An occult wave has swept round the world. The seals are being broken, and the sphinxes are speaking wherever they find ears to hear and minds to comprehend. The heart of the mystery is this; there is no new thing to be proclaimed. “Spiritual things are spiritually discerned,” and, with the divine illumination vouchsafed to all, “a wayfaring man, though a fool,” may see and know the deep things of God. But no door will be opened, no angel or “minister of grace” or “spirit friend” will descend the ladder of light that leads to the realms supernal, no inspiration of God will ever come to any soul on earth without prayer—in response to either conscious supplication or unconscious aspiration toward the Giver of every good and perfect gift. The ultimate function and use of prayer is simply to establish our relationship with the divine and ever-lasting forces that rule and guide our lives. These are ever operating to help us to live above the purely personal relationships that limit our growth and advancement along the lines of spiritual unfoldment, and to open to our souls vistas of perfectness on the higher planes of wisdom and understanding of the mysteries of immortal life.
ABSURD BELIEFS.
The supreme egotism of man has been largely corrected through the influence of education and experience which have made him conscious of the ridiculousness of his demands for recognition of his supremacy.
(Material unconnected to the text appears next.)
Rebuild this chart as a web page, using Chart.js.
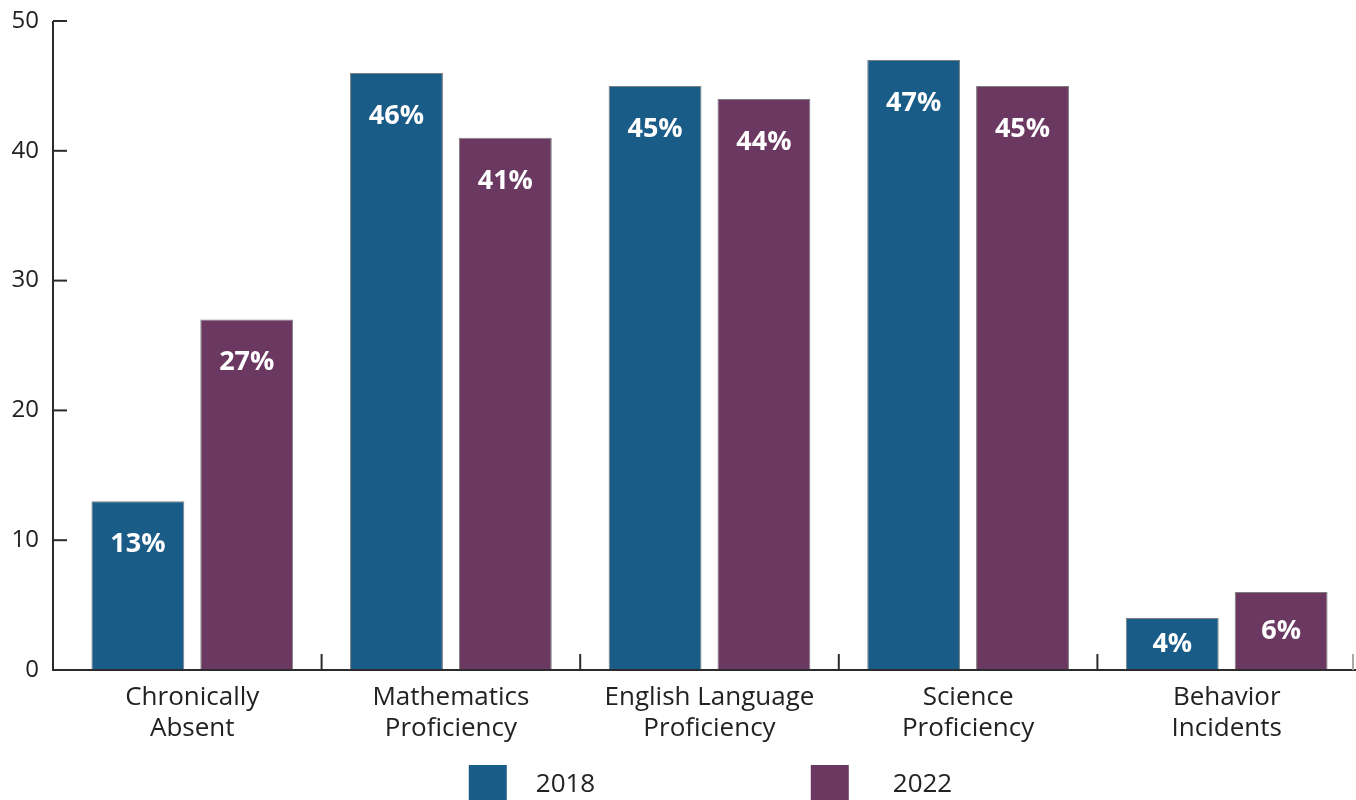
<!DOCTYPE html>
<html>
<head>
<meta charset="utf-8">
<script src="https://cdn.jsdelivr.net/npm/chart.js@4.4.1/dist/chart.umd.min.js"></script>
<style>
  html, body { margin: 0; padding: 0; background: #fff; overflow: hidden; }
  #wrap { width: 1356px; height: 815px; position: relative; }
</style>
</head>
<body>
<div id="wrap"><canvas id="chart"></canvas></div>
<script>
// Data
const categories = [
  ["Chronically", "Absent"],
  ["Mathematics", "Proficiency"],
  ["English Language", "Proficiency"],
  ["Science", "Proficiency"],
  ["Behavior", "Incidents"]
];
const values2018 = [13, 46, 45, 47, 4];
const values2022 = [27, 41, 44, 45, 6];
const yTicks = [0, 10, 20, 30, 40, 50];

const BLUE = "#1a5c88";
const PURPLE = "#6a3860";
const AXIS = "#2b2b2b";
const FONT = "'Open Sans', 'Noto Sans', sans-serif";

// axis lines + inside ticks, drawn off the library scales
const axisPlugin = {
  id: "axisLines",
  afterDatasetsDraw(chart) {
    const { ctx, chartArea, scales } = chart;
    const axisX = chartArea.left - 10;
    ctx.save();
    ctx.strokeStyle = AXIS;
    ctx.lineWidth = 2;
    ctx.beginPath();
    ctx.moveTo(axisX, scales.y.getPixelForValue(50));
    ctx.lineTo(axisX, chartArea.bottom);
    ctx.lineTo(chartArea.right, chartArea.bottom);
    ctx.stroke();
    // y ticks pointing right
    yTicks.forEach(v => {
      const py = scales.y.getPixelForValue(v);
      ctx.beginPath();
      ctx.moveTo(axisX, py);
      ctx.lineTo(axisX + 14, py);
      ctx.stroke();
    });
    // x boundary ticks pointing up
    for (let i = 1; i <= categories.length; i++) {
      const px = Math.min(scales.x.getPixelForValue(i - 0.5), chartArea.right - 3);
      ctx.strokeStyle = i === categories.length ? "#aaa" : AXIS;
      ctx.beginPath();
      ctx.moveTo(px, chartArea.bottom);
      ctx.lineTo(px, chartArea.bottom - 16);
      ctx.stroke();
    }
    ctx.restore();
  }
};

// value labels inside bars
const labelPlugin = {
  id: "barLabels",
  afterDatasetsDraw(chart) {
    const { ctx } = chart;
    ctx.save();
    ctx.fillStyle = "#fff";
    ctx.font = "bold 27px " + FONT;
    ctx.textAlign = "center";
    ctx.textBaseline = "middle";
    chart.data.datasets.forEach((ds, di) => {
      chart.getDatasetMeta(di).data.forEach((bar, i) => {
        const y = Math.min(bar.y + 43, (bar.y + bar.base) / 2);
        ctx.fillText(ds.data[i] + "%", bar.x, y);
      });
    });
    ctx.restore();
  }
};

// wide-spaced legend at the bottom
const legendPlugin = {
  id: "wideLegend",
  afterDraw(chart) {
    const { ctx, chartArea } = chart;
    const box = 38, gap = 342;
    const textGap = [29, 44];
    ctx.save();
    ctx.font = "26px " + FONT;
    ctx.textBaseline = "middle";
    const items = chart.data.datasets;
    const lastW = box + textGap[1] + ctx.measureText(items[items.length - 1].label).width;
    const total = gap * (items.length - 1) + lastW;
    let x = (chartArea.left - 10 + chartArea.right) / 2 - total / 2 + 6;
    const top = 765;
    items.forEach((ds, i) => {
      ctx.fillStyle = ds.backgroundColor;
      ctx.fillRect(x, top, box, box);
      ctx.fillStyle = "#222";
      ctx.fillText(ds.label, x + box + textGap[i], top + 20);
      x += gap;
    });
    ctx.restore();
  }
};

new Chart(document.getElementById("chart"), {
  type: "bar",
  data: {
    labels: categories,
    datasets: [
      {
        label: "2018",
        data: values2018,
        backgroundColor: BLUE,
        borderColor: "rgba(20,20,20,0.55)",
        borderWidth: 1,
        borderSkipped: "bottom"
      },
      {
        label: "2022",
        data: values2022,
        backgroundColor: PURPLE,
        borderColor: "rgba(20,20,20,0.55)",
        borderWidth: 1,
        borderSkipped: "bottom"
      }
    ]
  },
  options: {
    responsive: true,
    maintainAspectRatio: false,
    animation: false,
    layout: { padding: { top: 21, left: 0, right: 0, bottom: 58 } },
    datasets: { bar: { categoryPercentage: 0.842, barPercentage: 0.853 } },
    plugins: {
      legend: { display: false },
      tooltip: { enabled: false }
    },
    scales: {
      x: {
        grid: { display: false, drawTicks: false },
        border: { display: false },
        ticks: {
          color: "#222",
          padding: 12,
          font: { family: FONT, size: 26, lineHeight: 1.2 },
          maxRotation: 0
        },
        afterFit(scale) {
          scale.height = 87;
          scale.paddingLeft = 0;
          scale.paddingRight = 0;
        }
      },
      y: {
        min: 0,
        max: 50,
        grid: { display: false, drawTicks: false },
        border: { display: false },
        ticks: {
          stepSize: 10,
          color: "#222",
          padding: 24,
          font: { family: FONT, size: 24 }
        },
        afterFit(scale) {
          scale.width = 63;
          scale.paddingTop = 0;
          scale.paddingBottom = 0;
        }
      }
    }
  },
  plugins: [axisPlugin, labelPlugin, legendPlugin]
});
</script>
</body>
</html>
Each one of those high, old eastern Emperors had to have his pedestal, and his title of god, without reference to his real character. Modern men do not expect to be real head-up gods. They know too much to be so ridiculous. But there are those who seem to feel that they are at least “little tin gods on wheels.”
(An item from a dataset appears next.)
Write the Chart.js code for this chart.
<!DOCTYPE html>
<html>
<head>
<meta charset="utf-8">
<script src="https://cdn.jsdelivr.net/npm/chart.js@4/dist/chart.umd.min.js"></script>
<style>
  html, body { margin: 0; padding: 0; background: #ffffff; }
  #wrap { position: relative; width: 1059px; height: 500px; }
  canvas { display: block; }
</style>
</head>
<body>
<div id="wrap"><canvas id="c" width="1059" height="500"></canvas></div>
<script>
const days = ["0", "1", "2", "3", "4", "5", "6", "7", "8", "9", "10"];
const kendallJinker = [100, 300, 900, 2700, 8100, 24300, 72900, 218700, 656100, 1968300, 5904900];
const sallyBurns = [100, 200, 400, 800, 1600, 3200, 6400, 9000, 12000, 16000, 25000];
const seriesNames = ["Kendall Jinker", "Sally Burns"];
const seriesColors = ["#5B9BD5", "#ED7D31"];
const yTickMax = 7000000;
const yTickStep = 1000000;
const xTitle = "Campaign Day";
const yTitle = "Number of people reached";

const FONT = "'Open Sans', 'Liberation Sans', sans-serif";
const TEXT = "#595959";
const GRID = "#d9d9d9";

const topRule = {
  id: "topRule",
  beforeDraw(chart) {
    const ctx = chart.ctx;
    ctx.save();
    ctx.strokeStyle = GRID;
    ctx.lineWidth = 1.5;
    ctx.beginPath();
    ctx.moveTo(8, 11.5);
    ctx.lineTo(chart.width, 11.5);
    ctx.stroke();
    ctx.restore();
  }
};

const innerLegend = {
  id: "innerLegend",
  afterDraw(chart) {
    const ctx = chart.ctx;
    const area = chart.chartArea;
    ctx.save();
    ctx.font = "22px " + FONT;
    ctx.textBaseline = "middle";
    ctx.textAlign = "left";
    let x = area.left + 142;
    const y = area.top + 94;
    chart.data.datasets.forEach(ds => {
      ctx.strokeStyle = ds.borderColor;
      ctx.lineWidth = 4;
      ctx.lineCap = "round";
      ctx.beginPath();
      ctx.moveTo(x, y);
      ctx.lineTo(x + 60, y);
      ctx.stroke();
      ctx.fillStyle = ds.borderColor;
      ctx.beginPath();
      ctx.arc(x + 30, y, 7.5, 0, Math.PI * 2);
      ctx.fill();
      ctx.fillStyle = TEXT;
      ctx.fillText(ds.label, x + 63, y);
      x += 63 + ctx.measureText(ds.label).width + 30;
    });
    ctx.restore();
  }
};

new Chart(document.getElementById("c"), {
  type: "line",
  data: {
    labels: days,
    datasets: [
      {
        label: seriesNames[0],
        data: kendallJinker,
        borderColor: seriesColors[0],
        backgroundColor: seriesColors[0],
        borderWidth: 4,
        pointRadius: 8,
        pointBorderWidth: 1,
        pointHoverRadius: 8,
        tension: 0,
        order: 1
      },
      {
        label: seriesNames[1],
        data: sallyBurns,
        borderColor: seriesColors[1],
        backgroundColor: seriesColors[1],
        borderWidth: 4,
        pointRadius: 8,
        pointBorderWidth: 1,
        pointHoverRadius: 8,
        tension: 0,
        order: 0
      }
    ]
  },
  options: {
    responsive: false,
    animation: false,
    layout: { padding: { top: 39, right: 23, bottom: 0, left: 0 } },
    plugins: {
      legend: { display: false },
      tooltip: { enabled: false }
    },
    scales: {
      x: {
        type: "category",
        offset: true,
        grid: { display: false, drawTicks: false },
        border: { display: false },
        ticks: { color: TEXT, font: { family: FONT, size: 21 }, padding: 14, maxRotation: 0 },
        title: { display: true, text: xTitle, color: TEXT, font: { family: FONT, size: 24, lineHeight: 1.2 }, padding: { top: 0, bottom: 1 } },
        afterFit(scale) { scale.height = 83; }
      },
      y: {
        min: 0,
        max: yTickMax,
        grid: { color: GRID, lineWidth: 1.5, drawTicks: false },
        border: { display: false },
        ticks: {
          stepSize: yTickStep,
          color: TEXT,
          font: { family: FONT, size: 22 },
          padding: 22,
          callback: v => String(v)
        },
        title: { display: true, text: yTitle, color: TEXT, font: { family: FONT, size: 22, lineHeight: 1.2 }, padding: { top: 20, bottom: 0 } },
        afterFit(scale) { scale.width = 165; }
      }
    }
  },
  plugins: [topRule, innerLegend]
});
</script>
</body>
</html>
When the Nazarene appeared among men possessing godlike qualities, it was entirely in line with the custom of the time to call him a god. There was neither logic nor common sense in the role Jesus was to play. He was God of all gods. He was, at the same time, the Only Begotten Son of God, and, as the idea of sacrifice to the numerous gods was an important part of the religious orgies of the time, they could only bring that into their new scheme for entrapping souls by making the Son—who was really God—a sacrifice to himself, to propitiate himself, and keep himself from utterly destroying and damning the folks He himself had created. So they made it out that this good man should be a propitiation for the “sins of the race.” Silly; improbable; unlawful; incredible; impossible. The more useless and undeveloped people were, the more they believed that the sacrifice of a very God—to their egotistical minds—was not too much for the salvation of their infinitesimal, pinhead souls.